My part time nanny job started again last week. Three days a week I nanny, three days a week I farm. Everyday of the week for the past two weeks I have been so deeply in my own head that strange things have been happening. I left the salt and pepper on a bookshelf in the living room on Tuesday night and couldn’t find them for 24 hours. On Wednesday I put the peanut butter in the fridge. Couldn’t find that for 24 hours either. The pigs ran out of water twice. I forgot to feed them until 3pm the other day. I forgot to feed myself that day too. My mind is elsewhere entirely. It is consumed by the news, podcasts, books, movies, conversations, social media feeds. All of it centered on racial justice and human rights and how they have been continuously taken and in turn fought for.
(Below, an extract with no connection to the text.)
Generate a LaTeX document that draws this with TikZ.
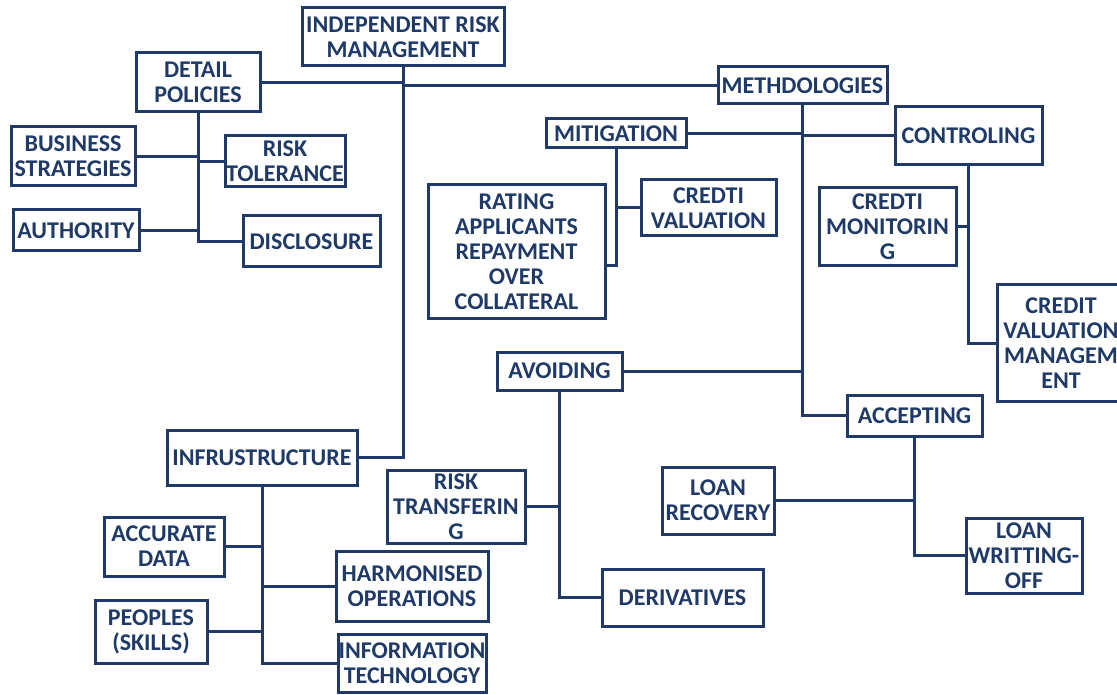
\documentclass[tikz,border=0pt]{standalone}
\usepackage{fontspec}
\setmainfont{Carlito}
\usetikzlibrary{positioning}
\definecolor{navy}{RGB}{31,58,104}

\begin{document}
\begin{tikzpicture}[
            x=1pt, y=-1pt,
            blk/.style={draw=navy, line width=3pt, align=center, text=navy, inner sep=0pt,
                        font=\fontsize{24}{25}\selectfont\bfseries},
            link/.style={draw=navy, line width=3pt}
        ]
        \path[use as bounding box, fill=white] (0,0) rectangle (1117,695);

        % top level
        \node[blk, minimum width=202pt, minimum height=58pt] (irm) at (403,37) {INDEPENDENT RISK\\MANAGEMENT};
        \node[blk, minimum width=124pt, minimum height=59pt] (dp) at (198,82.5) {DETAIL\\POLICIES};
        \node[blk, minimum width=169pt, minimum height=37pt] (meth) at (802.5,85.5) {METHDOLOGIES};
        \node[blk, minimum width=190pt, minimum height=55pt] (infra) at (262,457.5) {INFRUSTRUCTURE};

        % detail policies
        \node[blk, minimum width=124pt, minimum height=59pt] (bs) at (73,156.5) {BUSINESS\\STRATEGIES};
        \node[blk, minimum width=120pt, minimum height=51pt] (rt) at (285,161.5) {RISK\\TOLERANCE};
        \node[blk, minimum width=126pt, minimum height=41pt] (auth) at (76,230.5) {AUTHORITY};
        \node[blk, minimum width=137pt, minimum height=51pt] (disc) at (311.5,241.5) {DISCLOSURE};

        % methodologies
        \node[blk, minimum width=140pt, minimum height=29pt] (mit) at (616,133.5) {MITIGATION};
        \node[blk, minimum width=147pt, minimum height=58pt] (ctrl) at (968.5,136) {CONTROLING};
        \node[blk, minimum width=125pt, minimum height=38pt] (avoid) at (559.5,371) {AVOIDING};
        \node[blk, minimum width=135pt, minimum height=41pt] (acc) at (914.5,415.5) {ACCEPTING};

        \node[blk, minimum width=177pt, minimum height=133pt] (rate) at (516.5,251.5) {RATING\\APPLICANTS\\REPAYMENT\\OVER\\COLLATERAL};
        \node[blk, minimum width=135pt, minimum height=56pt] (cval) at (708.5,208) {CREDTI\\VALUATION};
        \node[blk, minimum width=137pt, minimum height=78pt] (cmon) at (887.5,227) {CREDTI\\MONITORIN\\G};
        \node[blk, minimum width=128pt, minimum height=116pt] (cvm) at (1061,343) {CREDIT\\VALUATION\\MANAGEM\\ENT};
        \node[blk, minimum width=138pt, minimum height=73pt] (rtr) at (456,506.5) {RISK\\TRANSFERIN\\G};
        \node[blk, minimum width=161pt, minimum height=57pt] (deriv) at (682.5,597.5) {DERIVATIVES};
        \node[blk, minimum width=112pt, minimum height=67pt] (lrec) at (718,500.5) {LOAN\\RECOVERY};
        \node[blk, minimum width=116pt, minimum height=75pt] (lwo) at (1024,555.5) {LOAN\\WRITTING-\\OFF};

        % infrustructure
        \node[blk, minimum width=120pt, minimum height=59pt] (adata) at (164,546.5) {ACCURATE\\DATA};
        \node[blk, minimum width=152pt, minimum height=70pt] (harm) at (412,586) {HARMONISED\\OPERATIONS};
        \node[blk, minimum width=112pt, minimum height=63pt] (peop) at (151,631.5) {PEOPLES\\(SKILLS)};
        \node[blk, minimum width=148pt, minimum height=58pt] (it) at (412,663) {INFORMATION\\TECHNOLOGY};

        \draw[link] (irm.south) |- (infra.east);
        \draw[link] (dp.east) -- (dp.east -| irm.south);
        \draw[link] (meth.west) -- (meth.west -| irm.south);

        \draw[link] (dp.south) |- (disc.west);
        \draw[link] (bs.east) -- (bs.east -| dp.south);
        \draw[link] (rt.west) -- (rt.west -| dp.south);
        \draw[link] (auth.east) -- (auth.east -| dp.south);

        \draw[link] (meth.south) |- (acc.west);
        \draw[link] (mit.east) -- (mit.east -| meth.south);
        \draw[link] (ctrl.west) -- (ctrl.west -| meth.south);
        \draw[link] (avoid.east) -- (avoid.east -| meth.south);

        \draw[link] (mit.south) |- ([yshift=-14pt]rate.east);
        \draw[link] (cval.west) -- (cval.west -| mit.south);
        \draw[link] (ctrl.south) |- (cvm.west);
        \draw[link] (cmon.east) -- (cmon.east -| ctrl.south);
        \draw[link] (avoid.south) |- (deriv.west);
        \draw[link] (rtr.east) -- (rtr.east -| avoid.south);
        \draw[link] (acc.south) |- (lwo.west);
        \draw[link] (lrec.east) -- (lrec.east -| acc.south);

        \draw[link] (infra.south) |- (it.west);
        \draw[link] (adata.east) -- (adata.east -| infra.south);
        \draw[link] (harm.west) -- (harm.west -| infra.south);
        \draw[link] (peop.east) -- (peop.east -| infra.south);
        \end{tikzpicture}
\end{document}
Centered on black lives matter as a movement and a statement of truth. Hidden Penny Farm stands in support of Black Lives Matter, racial equality, the continuing fight for a country free of oppression, and the work for greater self awareness and honesty as individuals and as a nation.

Andy and I don’t talk about much else these days. We’re ideas people. He tends towards rational, I, emotional. We teach each other our ways. Our conversations are heated. We push each other to think and I am so grateful for him. Last night we came to a new place, sort of a foundation we agreed on that feels good. It feels like after all the details reeling about in my mind, I’ve found a framework from which to build my action. I’m borrowing a concept that I originally heard from Brené Brown on the podcast On Being. The idea is to have a “strong back, soft front, wild heart.”

Here’s a quote:

“Yeah, I think that, to me — I first heard the saying, “Strong back, soft front” from Joan Halifax, who’s a Buddhist teacher. And it spoke to me at the time, and I thought, I don’t know what that is, but it sounds, of course, paradoxical, and I don’t like it, because it sounds hard. I’d rather have a strong front and a strong back and a strong everything. Our deepest human need is to be seen by other people — to really be seen and known by someone else. And if we’re so armored up, and we walk through the world with an armored front, we can’t be seen. And so I think, when you go back to speaking truth to BS and being civil, it requires that strong back, but it requires that soft front that — is it — OK, am I crazy, or do I remember reading in your book something that said, “One of the greatest acts of courage is to be vulnerable with someone with whom we disagree”?

She goes on to say: “I think one of the greatest casualties of trauma is the loss of the ability to be vulnerable. And so when we define trauma as oppression, sexism, racism, I have no choice but to leave my house with my armor on and carry the 20 tons of that through my day, no matter how crippling it is, no matter how heavy it is, because I am not physically safe in a world — or, this environment.”

The podcast came out in February, 2018 and yet when I go back and read the transcript (yes, I’m still pedaling away on this bike) it feels so pertinent today. It feels like the exact reminder I needed to hear.

I’ve been so angry lately and also questioning a lot of my beliefs. My back has been soft and my front has been strong, I’ve had it all backward.

I’m remembering now to be grounded in my principles and my truths, to be open and vulnerable to my own feelings as well as those of others, and to have a heart that is not afraid of the wilderness, the unknown and scary places that we exist in and must move towards.

If you haven’t listened to the episode I highly recommend it. It has reminded me of a foundation I had forgotten about, and has helped me regain my balance. Here’s the link:

I’d also like to say that if you want to talk further about any of the content of this email, or anything else, I invite that conversation with my newfound strong back, soft front.

As for the vegetables, they are delicious, nutritious, fresh, and making this corner of the planet the tiniest bit better.